All notable changes to this project will be documented in this file.

The format is based on Keep a Changelog, and this project adheres to Semantic Versioning.

Unreleased ¶

Microdata shape detection: New microdata shape hypothesis for survey/observation datasets (DHS, LSMS, MICS style)
Detects coded question columns (s1aq1, v101, hv001)
Identifies hierarchical ID structure (hhid + indiv)
Recognizes geography hierarchies (zone, state, lga)
Finds survey weight columns
New role values for survey data:
respondent_id: Primary unit identifier (hhid, person_id)
subunit_id: Secondary ID within unit (indiv, member_num)
cluster_id: Sampling cluster/EA identifier
survey_weight: Sampling weights
question_response: Coded survey question answers
geography_level: Administrative hierarchy levels
Evidence contract expansion:
ColumnEvidence now includes n_rows, n_non_null, top_values, value_length_stats
New ColumnSample dataclass for deterministic value sampling
InferenceConfig supports return_samples, sample_size, sample_seed options
InferenceResult includes optional column_samples dict
New microdata module: datasculpt.core.microdata with survey-specific detection functions
MicrodataLevel enum (household, individual, episode, item)
MicrodataProfile and QuestionColumnProfile dataclasses

Primitive type detection for pandas 2.x string dtype.
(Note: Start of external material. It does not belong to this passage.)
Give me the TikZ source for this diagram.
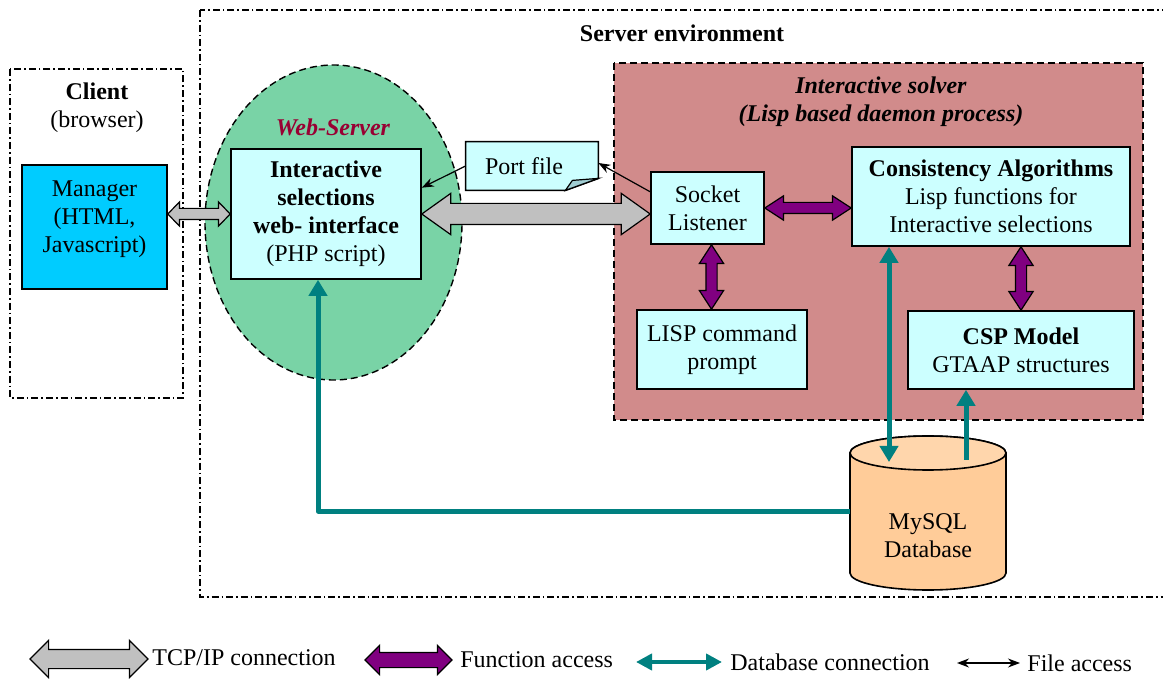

Boolean, integer, and date strings are now correctly detected when pandas uses the newer str dtype instead of object.

Initial public release.

Core inference pipeline: evidence extraction → shape detection → role assignment → grain inference
Four supported shapes: wide_observations, long_indicators, wide_time_columns, series_column
Deterministic inference with no external model calls
Decision records capturing all evidence and reasoning
Interactive mode for human-in-the-loop disambiguation
InvariantProposal output for catalog integration
CLI for command-line usage
File format support: CSV, Excel, Parquet

Datasculpt follows semantic versioning. This table shows the stability of different components:

Component	Stability	Notes
`infer()` function	Stable	Signature and return type will not change in minor versions
`InferenceResult`	Stable	Core attributes (`shape`, `roles`, `grain`) stable
`DecisionRecord`	Stable	Structure stable, new fields may be added
Shape vocabulary	Stable	`wide_observations`, `long_indicators`, `wide_time_columns`, `series_column`, `microdata`
Role vocabulary	Evolving	New roles may be added; existing roles stable
Evidence types	Evolving	New evidence types may be added
Internal APIs	Unstable	Modules under `_internal` may change without notice
CLI interface	Evolving	Commands may be added or modified